Stored data start
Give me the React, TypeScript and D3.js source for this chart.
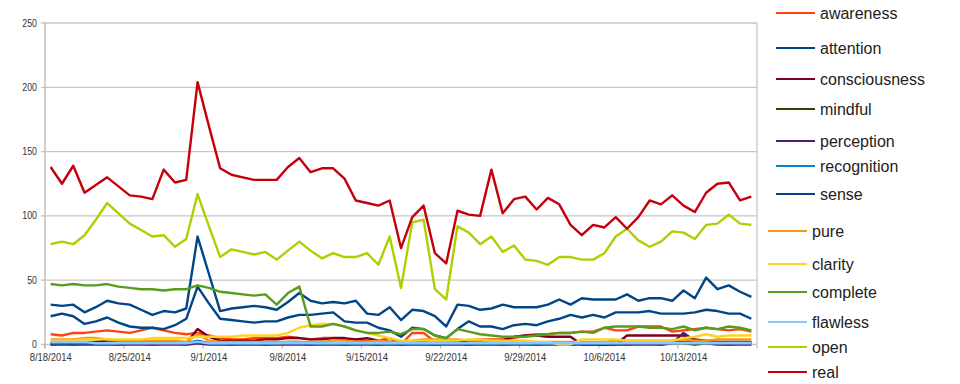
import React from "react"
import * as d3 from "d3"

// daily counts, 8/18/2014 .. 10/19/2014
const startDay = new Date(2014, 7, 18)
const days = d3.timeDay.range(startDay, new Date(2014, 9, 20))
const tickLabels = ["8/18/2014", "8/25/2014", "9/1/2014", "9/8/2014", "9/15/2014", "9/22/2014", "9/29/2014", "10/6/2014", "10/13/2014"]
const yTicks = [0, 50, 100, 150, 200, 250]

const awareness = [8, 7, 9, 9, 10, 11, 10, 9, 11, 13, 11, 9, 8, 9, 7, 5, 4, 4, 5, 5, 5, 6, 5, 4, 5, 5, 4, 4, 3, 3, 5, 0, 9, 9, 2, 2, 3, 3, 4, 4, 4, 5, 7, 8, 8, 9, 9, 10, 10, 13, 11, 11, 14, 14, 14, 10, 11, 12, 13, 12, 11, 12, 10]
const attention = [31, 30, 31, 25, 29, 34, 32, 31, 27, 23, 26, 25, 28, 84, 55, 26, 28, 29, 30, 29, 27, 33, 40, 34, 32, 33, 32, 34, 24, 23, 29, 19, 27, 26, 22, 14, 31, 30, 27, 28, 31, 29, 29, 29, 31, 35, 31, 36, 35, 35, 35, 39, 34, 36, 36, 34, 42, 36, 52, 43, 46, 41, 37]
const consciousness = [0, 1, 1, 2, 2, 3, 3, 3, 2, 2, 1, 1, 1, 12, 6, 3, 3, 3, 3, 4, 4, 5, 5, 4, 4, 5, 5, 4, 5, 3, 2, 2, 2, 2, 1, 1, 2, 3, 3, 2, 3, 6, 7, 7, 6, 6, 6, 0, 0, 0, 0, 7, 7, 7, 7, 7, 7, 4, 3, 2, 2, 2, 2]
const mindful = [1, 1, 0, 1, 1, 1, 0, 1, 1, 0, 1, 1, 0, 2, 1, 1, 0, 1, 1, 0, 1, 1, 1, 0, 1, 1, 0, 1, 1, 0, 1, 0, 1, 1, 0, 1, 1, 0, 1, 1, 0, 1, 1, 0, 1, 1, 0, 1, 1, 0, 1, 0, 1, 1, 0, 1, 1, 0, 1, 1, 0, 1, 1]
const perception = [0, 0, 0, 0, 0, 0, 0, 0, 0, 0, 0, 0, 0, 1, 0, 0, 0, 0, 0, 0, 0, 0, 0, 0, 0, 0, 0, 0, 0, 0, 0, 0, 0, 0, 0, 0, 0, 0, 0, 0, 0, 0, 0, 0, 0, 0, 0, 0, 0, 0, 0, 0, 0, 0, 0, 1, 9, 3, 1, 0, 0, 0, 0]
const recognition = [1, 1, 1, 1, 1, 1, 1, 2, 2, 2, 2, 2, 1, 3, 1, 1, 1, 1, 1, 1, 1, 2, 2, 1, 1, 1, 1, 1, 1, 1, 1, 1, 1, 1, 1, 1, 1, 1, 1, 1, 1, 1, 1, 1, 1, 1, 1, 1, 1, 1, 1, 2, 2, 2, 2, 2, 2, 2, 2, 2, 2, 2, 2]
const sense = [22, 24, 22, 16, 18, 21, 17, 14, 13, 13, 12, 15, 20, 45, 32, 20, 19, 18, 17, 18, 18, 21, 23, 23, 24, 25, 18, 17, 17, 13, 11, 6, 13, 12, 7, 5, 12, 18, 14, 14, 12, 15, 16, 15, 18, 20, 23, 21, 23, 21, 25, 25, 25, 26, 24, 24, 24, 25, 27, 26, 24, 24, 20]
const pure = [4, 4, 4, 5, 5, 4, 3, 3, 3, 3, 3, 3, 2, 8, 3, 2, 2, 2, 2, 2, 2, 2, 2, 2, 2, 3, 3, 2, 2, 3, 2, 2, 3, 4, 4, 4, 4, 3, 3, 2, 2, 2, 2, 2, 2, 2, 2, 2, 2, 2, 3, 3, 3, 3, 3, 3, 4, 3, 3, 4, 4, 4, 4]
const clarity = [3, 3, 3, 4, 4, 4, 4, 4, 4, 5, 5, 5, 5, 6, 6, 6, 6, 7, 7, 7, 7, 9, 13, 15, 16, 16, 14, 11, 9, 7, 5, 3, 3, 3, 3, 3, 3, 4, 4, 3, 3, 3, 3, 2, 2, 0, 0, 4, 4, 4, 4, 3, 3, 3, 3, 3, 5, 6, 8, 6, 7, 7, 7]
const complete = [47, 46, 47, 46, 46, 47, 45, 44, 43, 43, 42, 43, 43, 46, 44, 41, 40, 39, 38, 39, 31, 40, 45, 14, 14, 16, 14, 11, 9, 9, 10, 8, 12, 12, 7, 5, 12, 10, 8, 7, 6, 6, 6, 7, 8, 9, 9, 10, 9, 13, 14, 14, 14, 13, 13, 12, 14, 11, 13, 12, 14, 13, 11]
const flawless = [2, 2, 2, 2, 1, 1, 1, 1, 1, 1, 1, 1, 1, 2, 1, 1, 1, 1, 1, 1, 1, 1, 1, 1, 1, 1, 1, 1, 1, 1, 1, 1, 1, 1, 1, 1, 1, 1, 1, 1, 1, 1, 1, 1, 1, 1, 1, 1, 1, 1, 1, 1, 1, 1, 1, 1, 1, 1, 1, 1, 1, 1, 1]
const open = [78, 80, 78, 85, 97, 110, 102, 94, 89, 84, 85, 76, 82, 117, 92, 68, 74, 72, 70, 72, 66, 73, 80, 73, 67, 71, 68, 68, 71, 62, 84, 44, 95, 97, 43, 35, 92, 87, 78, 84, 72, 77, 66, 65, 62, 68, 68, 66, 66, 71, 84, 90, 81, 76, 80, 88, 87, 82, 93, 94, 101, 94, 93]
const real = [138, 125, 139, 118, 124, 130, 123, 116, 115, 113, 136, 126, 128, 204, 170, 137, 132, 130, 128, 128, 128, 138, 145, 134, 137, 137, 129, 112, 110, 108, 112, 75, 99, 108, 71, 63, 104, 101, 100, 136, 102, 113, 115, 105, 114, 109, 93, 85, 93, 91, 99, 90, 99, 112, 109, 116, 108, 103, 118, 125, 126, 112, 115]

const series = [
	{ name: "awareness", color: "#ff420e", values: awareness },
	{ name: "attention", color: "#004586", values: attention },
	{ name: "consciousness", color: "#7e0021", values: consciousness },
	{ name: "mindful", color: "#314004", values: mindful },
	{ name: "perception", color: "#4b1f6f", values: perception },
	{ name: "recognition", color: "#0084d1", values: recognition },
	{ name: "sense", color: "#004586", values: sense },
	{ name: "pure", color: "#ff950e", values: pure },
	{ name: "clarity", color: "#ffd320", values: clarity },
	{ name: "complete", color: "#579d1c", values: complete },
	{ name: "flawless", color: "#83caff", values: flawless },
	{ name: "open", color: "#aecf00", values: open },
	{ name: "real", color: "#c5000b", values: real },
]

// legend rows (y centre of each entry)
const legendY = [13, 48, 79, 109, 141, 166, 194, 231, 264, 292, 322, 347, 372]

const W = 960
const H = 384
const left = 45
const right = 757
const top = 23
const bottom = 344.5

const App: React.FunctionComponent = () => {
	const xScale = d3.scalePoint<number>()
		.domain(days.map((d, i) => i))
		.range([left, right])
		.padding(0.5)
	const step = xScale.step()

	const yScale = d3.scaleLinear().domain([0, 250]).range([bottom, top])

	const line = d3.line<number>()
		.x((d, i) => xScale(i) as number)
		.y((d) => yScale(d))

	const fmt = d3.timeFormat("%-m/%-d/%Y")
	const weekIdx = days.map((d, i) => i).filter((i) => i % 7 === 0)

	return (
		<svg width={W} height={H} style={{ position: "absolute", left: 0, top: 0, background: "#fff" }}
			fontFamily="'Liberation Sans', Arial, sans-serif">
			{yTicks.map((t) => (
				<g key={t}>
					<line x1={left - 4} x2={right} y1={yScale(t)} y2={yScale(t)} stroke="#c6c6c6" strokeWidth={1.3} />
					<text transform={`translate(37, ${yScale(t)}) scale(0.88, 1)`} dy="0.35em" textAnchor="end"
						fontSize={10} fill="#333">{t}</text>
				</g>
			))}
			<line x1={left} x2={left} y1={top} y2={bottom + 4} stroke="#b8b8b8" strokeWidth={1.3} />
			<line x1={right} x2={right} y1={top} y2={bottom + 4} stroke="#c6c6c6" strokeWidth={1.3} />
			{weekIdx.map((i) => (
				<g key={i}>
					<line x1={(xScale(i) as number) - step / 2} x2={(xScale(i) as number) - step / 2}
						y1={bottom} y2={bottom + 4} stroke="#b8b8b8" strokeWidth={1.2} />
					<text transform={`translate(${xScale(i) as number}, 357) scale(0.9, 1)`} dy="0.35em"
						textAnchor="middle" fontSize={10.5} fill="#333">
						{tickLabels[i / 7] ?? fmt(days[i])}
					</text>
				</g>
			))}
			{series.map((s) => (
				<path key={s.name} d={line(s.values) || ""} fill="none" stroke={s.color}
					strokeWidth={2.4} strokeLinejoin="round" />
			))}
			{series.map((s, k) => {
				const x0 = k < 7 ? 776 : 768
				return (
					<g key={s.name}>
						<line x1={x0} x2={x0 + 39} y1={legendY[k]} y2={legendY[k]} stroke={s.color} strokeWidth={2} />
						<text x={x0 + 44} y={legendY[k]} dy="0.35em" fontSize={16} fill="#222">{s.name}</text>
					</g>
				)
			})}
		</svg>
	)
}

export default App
Stored data end
* _Exercise directions_
Omitting all pictures, restate exactly the lines of the material from its start through the line that contains "const yTicks = [0, 50, 100, 150, 200, 250]".

* _Solution to the problem_
Give me the React, TypeScript and D3.js source for this chart.
import React from "react"
import * as d3 from "d3"

// daily counts, 8/18/2014 .. 10/19/2014
const startDay = new Date(2014, 7, 18)
const days = d3.timeDay.range(startDay, new Date(2014, 9, 20))
const tickLabels = ["8/18/2014", "8/25/2014", "9/1/2014", "9/8/2014", "9/15/2014", "9/22/2014", "9/29/2014", "10/6/2014", "10/13/2014"]
const yTicks = [0, 50, 100, 150, 200, 250]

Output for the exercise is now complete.